A rotina seguia num ritmo sacrificante, mas suportável, até que um terremoto destruiu os casebres do entorno da cidadela, mas não provocou nenhum arranhão nas fortíssimas construções vampirescas. E para completar a desgraceira, uma densa chuva de granizo dizimou as plantações, acabando assim com toda fonte de sustento de muitas famílias. As sanguessugas sentiram o tremor e viram do alto das suas torres a população pobre gritando em meio ao desespero por tantas perdas. Como não comiam frutas, nem verduras, nem cereais nem nada de origem vegetal, os vampiros não se preocuparam com a catástrofe alimentar dos pobres escravizados. O governo parasita ignorou a fome dos servos vegetarianos e assim não diminuiu a demanda de sangue que deveria ingressar nos tanques (cofres) públicos. Ou seja, o povo pálido de fome continuou obrigado a retirar das veias o pouco de sangue que os mantinha vivos. Essa lei draconiana provocou um morticínio generalizado e, como resultado, o governador Wladvilçu exigiu que os sobreviventes compensassem o desfalque com mais sangue por habitante.

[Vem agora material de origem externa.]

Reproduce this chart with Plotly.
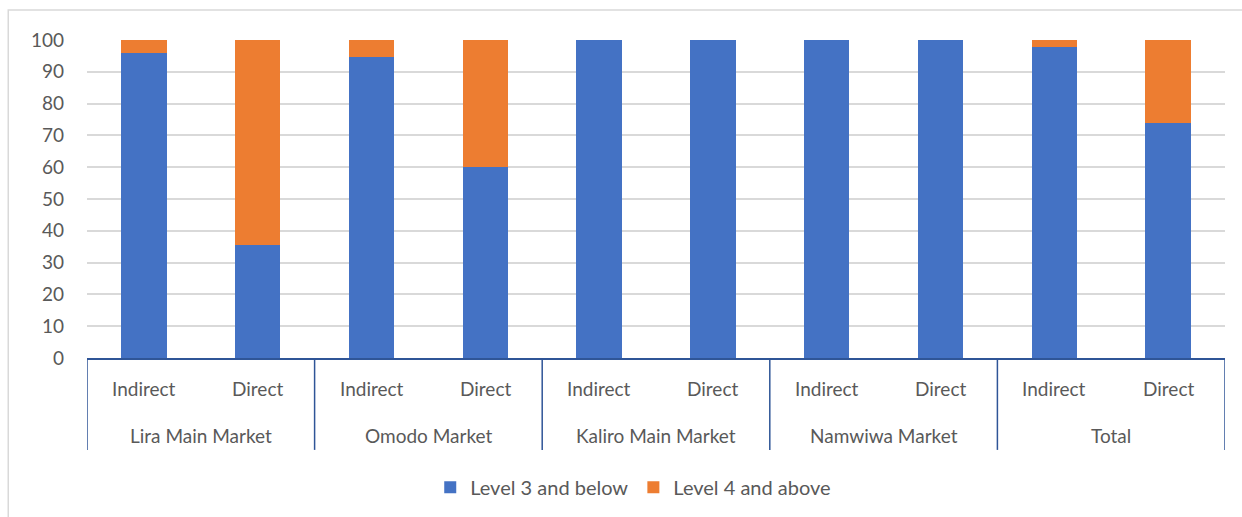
import plotly.graph_objects as go

markets = ["Lira Main Market", "Lira Main Market", "Omodo Market", "Omodo Market",
           "Kaliro Main Market", "Kaliro Main Market", "Namwiwa Market", "Namwiwa Market",
           "Total", "Total"]
channels = ["Indirect", "Direct"] * 5
level3_below = [96.0, 35.4, 94.6, 60.0, 100, 100, 100, 100, 97.8, 73.8]
level4_above = [4.0, 64.6, 5.4, 40.0, 0, 0, 0, 0, 2.2, 26.2]

pos = list(range(len(channels)))
font = "Lato, 'Open Sans', sans-serif"
grey = "#595959"
axis_blue = "#2F5597"

fig = go.Figure()
fig.add_trace(go.Bar(x=pos, y=level3_below, name="Level 3 and below", marker_color="#4472C4",
                     marker_line_width=0))
fig.add_trace(go.Bar(x=pos, y=level4_above, name="Level 4 and above", marker_color="#ED7D31",
                     marker_line_width=0))

fig.update_layout(
    barmode="stack",
    bargap=0.6,
    width=1242, height=517,
    margin=dict(l=87, r=17, t=40, b=159, autoexpand=False),
    plot_bgcolor="white", paper_bgcolor="white",
    font=dict(family=font, size=19, color=grey),
    legend=dict(orientation="h", x=0.48, xanchor="center", y=-0.345, yanchor="top",
                traceorder="normal", font=dict(size=20, color=grey), itemwidth=30),
    showlegend=True,
)
fig.update_yaxes(range=[0, 100], dtick=10, showgrid=True, gridcolor="#D9D9D9", gridwidth=1.5,
                 zeroline=False, showline=False, tickfont=dict(size=19, color=grey),
                 ticks="", ticklen=0, ticklabelstandoff=22, automargin=False)
fig.update_xaxes(range=[-0.5, len(pos) - 0.5], showline=True, linecolor=axis_blue, linewidth=1.5,
                 showticklabels=False, ticks="", showgrid=False, zeroline=False, automargin=False)

# category labels
for i, ch in enumerate(channels):
    fig.add_annotation(x=pos[i], y=-0.095, xref="x", yref="paper", text=ch, showarrow=False,
                       font=dict(size=19, color=grey), yanchor="middle")
groups = []
for i, m in enumerate(markets):
    if not groups or groups[-1][0] != m:
        groups.append([m, i, i])
    else:
        groups[-1][2] = i
for m, a, b in groups:
    fig.add_annotation(x=(pos[a] + pos[b]) / 2, y=-0.245, xref="x", yref="paper", text=m,
                       showarrow=False, font=dict(size=19, color=grey), yanchor="middle")
# dividers
edges = [pos[groups[0][1]] - 0.5] + [pos[b] + 0.5 for _, _, b in groups]
for e in edges:
    fig.add_shape(type="line", xref="x", yref="paper", x0=e, x1=e, y0=0, y1=-0.289,
                  line=dict(color=axis_blue, width=1.5))
# chart border
fig.add_shape(type="rect", xref="paper", yref="paper", x0=-0.0692, x1=1.02, y0=-0.6, y1=1.0944,
              line=dict(color="#D9D9D9", width=1.5))
fig.write_html("out.html")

A parte mais estranha dessa história macabra é que os vampiros possuíam uma fragilidade notória. Ou seja, alho, crucifixo e água-benta dissolviam os vampiros e até mesmo os portões da cidadela. Mas, curiosamente, ninguém era capaz de organizar um levante popular que desse fim a tanto sofrimento. E os vampiros sabiam desse bloqueio psicológico dos explorados. Por tal motivo continuavam implacáveis nas extorsões sanguinárias (fiscais) para manter suas mordomias e suas depravações.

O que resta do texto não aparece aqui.